From The Desk Of Grant-Lee Phillips: True Tales Of The Rail Part 14

These are the true tales of the rail and the wing, seen from the vantage point of train stations, dressing rooms, airports and the not-so-glamorous back of a cab. Buckle up in the jump seat for this caffeine-fueled 15-day tour of Italy, Austria, Denmark, Germany, Netherlands, France, England and Ireland. Don’t forget your passport.


May 1: Manchester To Dublin
It’s just a skip across the water from Manchester to Dublin. I have time to devour a few pages of Bowie In Berlin, then we’re there. It’s predictably grey and cold, but the rain is holding off as we speed toward the city in a small, rented Renaud. Dublin has a distinct sepia tonality, punctuated with enameled Georgian doors in red, green, black and white. Something about the natural soft box of the sky makes the colors pop with intensity. Foot traffic is rather light this afternoon.

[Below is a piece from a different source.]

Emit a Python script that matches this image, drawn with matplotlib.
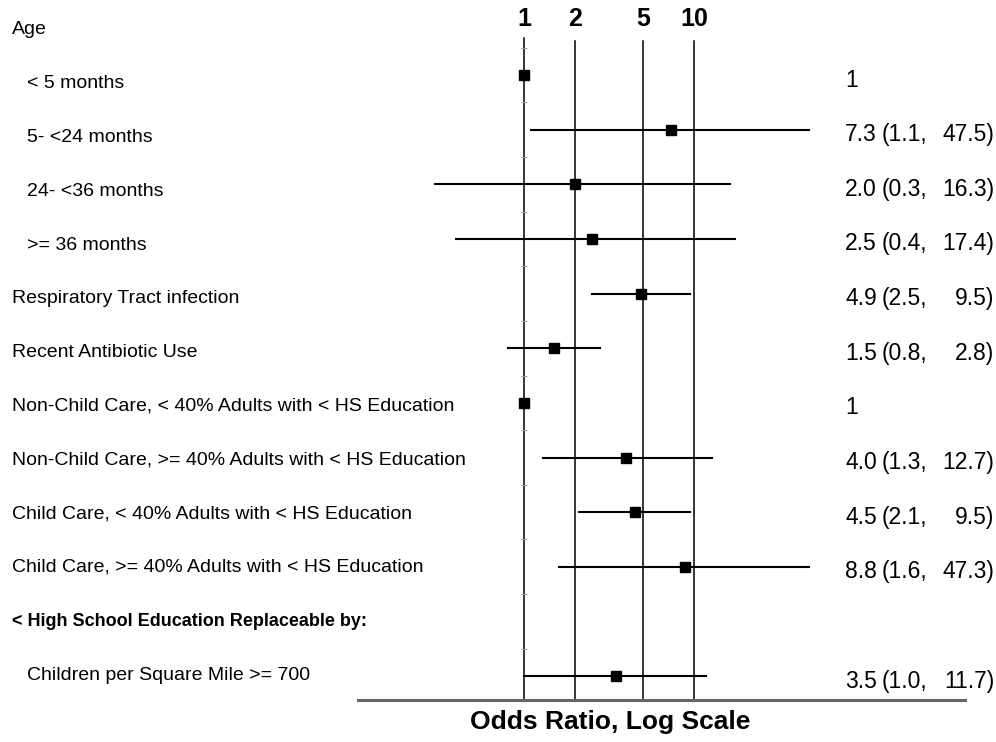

I spot The Bleeding Horse, a historic tavern where I enjoyed a pint of Guinness on my first solo tour abroad. I’ll have to stop in. There’s an hour to spare, so I order up what turns out to be the best fish and chips I’ve ever experienced. Spike enjoys a dish of smokies, a type of smoked haddock baked with a thin layer of parmesan and potatoes. All of it is washed down with a pint of Guinness far smoother than anything you’ll find elsewhere in the U.S. None of the sour aftertaste, no pain in the belly. I vow that it won’t be the last pint of the night. My show at Whelans is packed. Many have been coming to hear the band and I since the early ’90s.

Onstage, I recount a memorable show at Dublin’s Olympia Theater. Before we even took the stage, the crowd was rowdy and ready for a good time. About two songs into the show, a guy darted onstage and hurled himself into the drum set, sending tom-toms flying in every direction, cymbals crashing to the floor. A punch-up with the crew ensued in the wings as other stage crew rushed to rebuild the drum kit. And this was how the show began! I suppose musicians have been diving into crowds forever. Now the tables were being turned. The crowd was diving into the band. First impressions stick, and I left with a memory of Dublin that I still enjoy re-telling.

Tonight, I’ll play a two-hour-plus set, much of it off the top of my head, taking song requests. There’s rumor of a “Disco Load-out,” meaning I’ll have a short window to scoop up my gear, sign some CDs, take a few photos with fans before the club cranks up horrible dance music. The tactic is to keep the drinkers dancing and the dancers drinking and to send the music fans running for the door. I hate it, but it’s what a lot of clubs do. It drives me out the door and onto a now brimming Camden street. It’s midnight in Dublin, or Guinness Time. Approximately 6 p.m. CST, better known as “Miller Time” in Nashville.